Before OOP, we were doing structured programming. Remember the old days when we had the data on one hand, and the code on the other hand. A program was roughly a set of modules. A module is just some "place" (typically a couple of files), in which we store the definition of a data structure and the code which process it (a set of functions). The nominal way to use a module is to call it's functions on variables of it's data-type.

/* How to use a module */
/* 1: create some instance of the type shmilblick*/
shmilblick data;
/* 2: Use it */
process(data);
process2(data, stuff);
/* ... */


Then, OOP provided us a new way to divide our programs. A program is roughly a set of classes. A class is some place (typically a couple of files), in which we store the definition of some data (the member data), and the code which process it (a set of methods). We can now turn our code above into:

// How to use a class
// 1: create some instance of the class shmilblick
class shmilblick data;

// 2: Use it
data.process();
data.process2(stuf);
// ...


I have deliberately chosen an example where the procedural code and the OO one were isomorphic. This can look unfair, but the reality is often like this: OO syntax with procedural semantics. So let's start with more serious stuff.
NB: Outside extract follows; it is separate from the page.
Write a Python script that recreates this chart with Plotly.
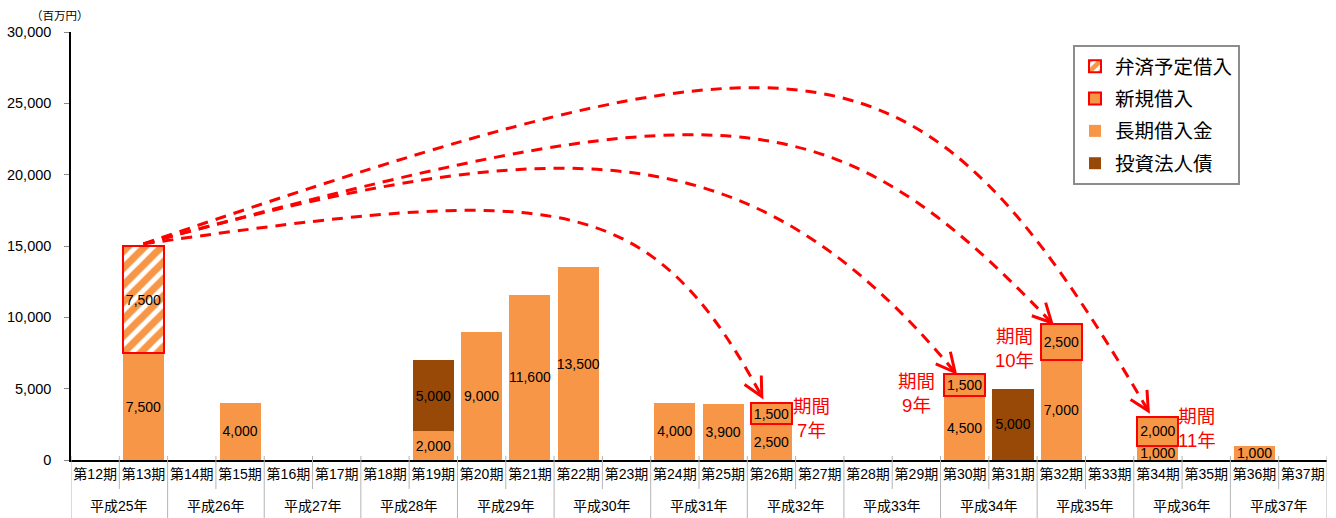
import numpy as np
import plotly.graph_objects as go

# ---------------- data ----------------
periods = [f"第{i}期" for i in range(12, 38)]
years = [f"平成{y}年" for y in range(25, 38)]

long_term = [None, 7500, None, 4000, None, None, None, 2000, 9000, 11600, 13500, None, 4000,
             3900, 2500, None, None, None, 4500, None, 7000, None, 1000, None, 1000, None]
bonds = [None, None, None, None, None, None, None, 5000, None, None, None, None, None,
         None, None, None, None, None, None, 5000, None, None, None, None, None, None]
repay = [None, 7500, None, None, None, None, None, None, None, None, None, None, None,
         None, None, None, None, None, None, None, None, None, None, None, None, None]
new_loan = [None, None, None, None, None, None, None, None, None, None, None, None, None,
            None, 1500, None, None, None, 1500, None, 2500, None, 2000, None, None, None]
term_years = ["7年", "9年", "10年", "11年"]

# decorative arc layout (category position / value of arc apex, end slope)
arc_peak_x = [7.76, 9.62, 12.31, 13.62]
arc_peak_v = [17500, 20450, 22800, 26100]
arc_end_slope = [1.85, 1.2, 1.05, 1.7]
tip_gap = [450, 150, 120, 450]
label_dx = [0.82, -0.99, -0.96, 0.81]
label_v = [2944, 4696, 7850, 2243]

ORANGE = "#F79646"
BROWN = "#984807"
RED = "#FF0000"
FONT = "Liberation Sans, Arial, Noto Sans CJK JP, sans-serif"

n = len(periods)
xs = list(range(n))
YMAX = 30000

# layout geometry
W, H = 1336, 518
ML, MR, MT, MB = 71, 9, 32, 58
PW, PH = W - ML - MR, H - MT - MB
sx = PW / n


def to_px(xd, v):
    return ML + (xd + 0.5) * sx, MT + PH * (1 - v / YMAX)


def to_data(px, py):
    return (px - ML) / sx - 0.5, (1 - (py - MT) / PH) * YMAX


fig = go.Figure()
txt = dict(texttemplate="%{y:,}", textposition="inside", insidetextanchor="middle",
           textangle=0, constraintext="none",
           textfont=dict(size=14, color="black", family=FONT))

fig.add_trace(go.Bar(x=xs, y=long_term, name="長期借入金", marker=dict(color=ORANGE, line=dict(width=0)),
                     legendrank=3, legendgroup="c", **txt))
fig.add_trace(go.Bar(x=xs, y=bonds, name="投資法人債", marker=dict(color=BROWN, line=dict(width=0)),
                     legendrank=4, legendgroup="d", **txt))
fig.add_trace(go.Bar(x=xs, y=repay, name="弁済予定借入",
                     marker=dict(color="white", line=dict(color=RED, width=2),
                                 pattern=dict(shape="/", fgcolor=ORANGE, bgcolor="white",
                                              size=12, solidity=0.6, fgopacity=1)),
                     legendrank=1, legendgroup="a", **txt))
fig.add_trace(go.Bar(x=xs, y=new_loan, name="新規借入",
                     marker=dict(color=ORANGE, line=dict(color=RED, width=2)),
                     legendrank=2, legendgroup="b", **txt))

shapes = []
annotations = []

# --- arcs from the repayment bar to the new-loan bars ---
src_i = next(i for i, v in enumerate(repay) if v)
src_top = (long_term[src_i] or 0) + (bonds[src_i] or 0) + repay[src_i]
S = to_px(src_i, src_top + 150)
targets = [i for i, v in enumerate(new_loan) if v]
ts = np.linspace(0, 1, 4001)
for k, ti in enumerate(targets):
    top = (long_term[ti] or 0) + (bonds[ti] or 0) + new_loan[ti]
    E = to_px(ti - 0.2, top + tip_gap[k])
    Pk = to_px(arc_peak_x[k], arc_peak_v[k])
    w = 3 * ts * (1 - ts)
    base = (1 - ts) ** 3 * S[1] + ts ** 3 * E[1]
    lo, hi = Pk[1] - 600, Pk[1]
    for _ in range(80):
        mid = (lo + hi) / 2
        if (base + w * mid).min() < Pk[1]:
            lo = mid
        else:
            hi = mid
    Yc = (lo + hi) / 2
    t = ts[np.argmin(base + w * Yc)]
    P2x = E[0] - (E[1] - Yc) / arc_end_slope[k]
    b0, b1, b2, b3 = (1 - t) ** 3, 3 * (1 - t) ** 2 * t, 3 * (1 - t) * t ** 2, t ** 3
    P1x = (Pk[0] - b0 * S[0] - b2 * P2x - b3 * E[0]) / b1
    pts = [to_data(*S), to_data(P1x, Yc), to_data(P2x, Yc), to_data(*E)]
    path = "M {},{} C {},{} {},{} {},{}".format(*[c for p in pts for c in p])
    shapes.append(dict(type="path", path=path, xref="x", yref="y",
                       line=dict(color=RED, width=3, dash="11px,8px"), layer="above"))
    # arrow head
    d = np.array([P2x - E[0], Yc - E[1]])
    d = d / np.linalg.norm(d)
    arms = []
    for ang in (np.radians(27), -np.radians(27)):
        r = np.array([[np.cos(ang), -np.sin(ang)], [np.sin(ang), np.cos(ang)]]) @ d
        arms.append(to_data(E[0] + 21 * r[0], E[1] + 21 * r[1]))
    tip = to_data(*E)
    hp = "M {},{} L {},{} L {},{}".format(arms[0][0], arms[0][1], tip[0], tip[1], arms[1][0], arms[1][1])
    shapes.append(dict(type="path", path=hp, xref="x", yref="y",
                       line=dict(color=RED, width=3), layer="above"))
    annotations.append(dict(x=ti + label_dx[k], y=label_v[k], xref="x", yref="y",
                            text="期間<br>" + term_years[k], showarrow=False,
                            xanchor="center", yanchor="middle",
                            font=dict(size=18.5, color=RED, family=FONT), align="center"))

# --- category separators ---
y_top = 4 / PH
for j in range(n + 1):
    long_line = (j % 2 == 0)
    y1 = -(H - MT - PH) / PH if long_line else -29 / PH
    shapes.append(dict(type="line", xref="x", yref="paper", x0=j - 0.5, x1=j - 0.5,
                       y0=y_top, y1=y1, line=dict(color="#b4b4b4", width=1)))

for k, yl in enumerate(years):
    annotations.append(dict(x=2 * k + 0.5, y=-46 / PH, xref="x", yref="paper", text=yl,
                            showarrow=False, yanchor="middle", xanchor="center",
                            font=dict(size=14, color="black", family=FONT)))

annotations.append(dict(x=(60 - ML) / PW, y=1 + 16 / PH, xref="paper", yref="paper",
                        text="（百万円）", showarrow=False, yanchor="middle", xanchor="center",
                        font=dict(size=11.5, color="black", family=FONT)))

fig.update_layout(
    width=W, height=H,
    margin=dict(l=ML, r=MR, t=MT, b=MB, autoexpand=False),
    barmode="stack", bargap=0.15,
    plot_bgcolor="white", paper_bgcolor="white",
    font=dict(family=FONT, color="black"),
    shapes=shapes, annotations=annotations,
    legend=dict(x=(1073 - ML) / PW, y=(H - MB - 45) / PH, xanchor="left", yanchor="top",
                bordercolor="#8c8c8c", borderwidth=2, bgcolor="white",
                font=dict(size=19.5, family=FONT, color="black"),
                traceorder="grouped", tracegroupgap=4),
    showlegend=True,
    xaxis=dict(range=[-0.5, n - 0.5], tickvals=xs, ticktext=periods, ticks="",
               showline=True, linecolor="black", linewidth=1.5, showgrid=False, zeroline=False,
               tickfont=dict(size=14, color="black", family=FONT), fixedrange=True),
    yaxis=dict(range=[0, YMAX], tickvals=list(range(0, YMAX + 1, 5000)), tickformat=",",
               ticks="outside", ticklen=5, tickcolor="#888", showline=True, linecolor="black",
               linewidth=1.5, showgrid=False, zeroline=False, ticklabelstandoff=10,
               tickfont=dict(size=14.5, color="black", family=FONT)),
)

fig.write_html("out.html", config={"displayModeBar": False},
               post_script="document.body.style.margin='0';document.body.style.overflow='hidden';")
When doing OOP, directly accessing the data is considered evil. So OO languages provided us a way to forbid programmers to do so : the "private" members. I have an interface (the "public" methods), so I have nothing to do with implementation. Actually, it's fine. It is now more difficult for me to damage the program. Or is it? Encapsulated data is data accessible from a given place (a class, a module, or a file) and no other. We can achieve that even with languages which don't enforce such discipline. Data encapsulation may have been introduced by OOP, but it is not specifically OO. Sure, providing support for encapsulation is more convenient than not to, but a language does not have to be OO do do this.

Besides, Object Oriented Programming is meant to promote code reuse. That is The Big Thing. The more I reuse my code (or other's), the less code I write. Less code have less bug, is produced faster, and is likely to be more maintainable. Code reuse can mean two things : the code I write will be easier to reuse, or It will be easier for me to write code that can be reused. All other things being equals, I prefer the former over the later, since the later require a conscious effort when writing my code, or at least a fair bit of refactoring. It is also possible to have a mix of the two, depending on what mechanisms are available. When we talk about OO, we generally talk about these: inheritance, design patterns, polymorphism (ad-hoc), and genericity.

If not carefully used, inheritance is dangerous : some implementation changes in the base class can compromise the correctness of the inherited ones. We can loose the benefit of encapsulation. (I don't remember the toy example I was told about. It had something to do with list processing.) Code sharing through inheritance is then quite difficult, unless a certain level of stability can be assumed from the base class. However, the combination of inheritance and late binding lead to ad-hoc polymorphism, which is quite useful when one wants to have a set of object of the same type that behave differently. This feature is powerful, but not exclusively OO : the same behaviour can be achieved with dynamic typing. Just imagine a print function which behave appropriately (and differently) with integers and strings. Then, the real advantage of Ad-hoc polymorphism through inheritance is binding the code to the behaviour (and the class) rather than to the functionality. Apart from that, it looks like just a way of getting around a static type system.

Design patterns are more a way of programming than a language feature. They just fit well with the current usage of the most popular OO languages these days. A design pattern is roughly a incomplete snippet of code that solve some class of problems. Each time one have a similar problem, she copy (and completes) the appropriate snippet. At the expense of writing a few time (if not many) the same kind of code, we are supposed to write more maintainable and less buggy code. My concern here is : can't we factor out these patterns? I am personally more and more annoyed when I see similar pieces of code again and again (a good example being "for" loops, especially those verbose ones from C). Worse : some design patterns are factored out : those which mimic functional programming, just because the language lacks closures and anonymous functions.

Genericity is probably the most important: we often need to apply some behaviour on data of several (if not all) datatypes. Writing code for each datatype is almost nonsense, if we have a way around this. Genericity is such a way. Great, but definitely not an OO concept. Only true Object languages, in which everything is an object, can naturally achieve this through mere inheritance. Otherwise, we have the ugly C++ templates, or a type inference like in ML and Haskell, or just a dynamic type system.

Conclusion : I don't know if OO really suck. I don't know OO well enough. However, I am under the impression that OO designs are often a way to empower an otherwise weak language, but without giving it full power. For example, I am currently coding a neural network, for an application in the Real World. A neural network takes an sequence of real numbers as input, and return a real number as output. This is a function. More accurately, this is a parametrized function. The parameters (a number of thresholds) are used to define the exact behaviour of the network. And I want to work with several networks at once. So the function we need happens to be a closure. I use a language which don't support closures, so I am forced to wrap each network into an object, using a quite verbose pattern. That suck.

2 comments:

Anonymous said...

says Mr "28 pins" :)

Anonymous said...

Well said.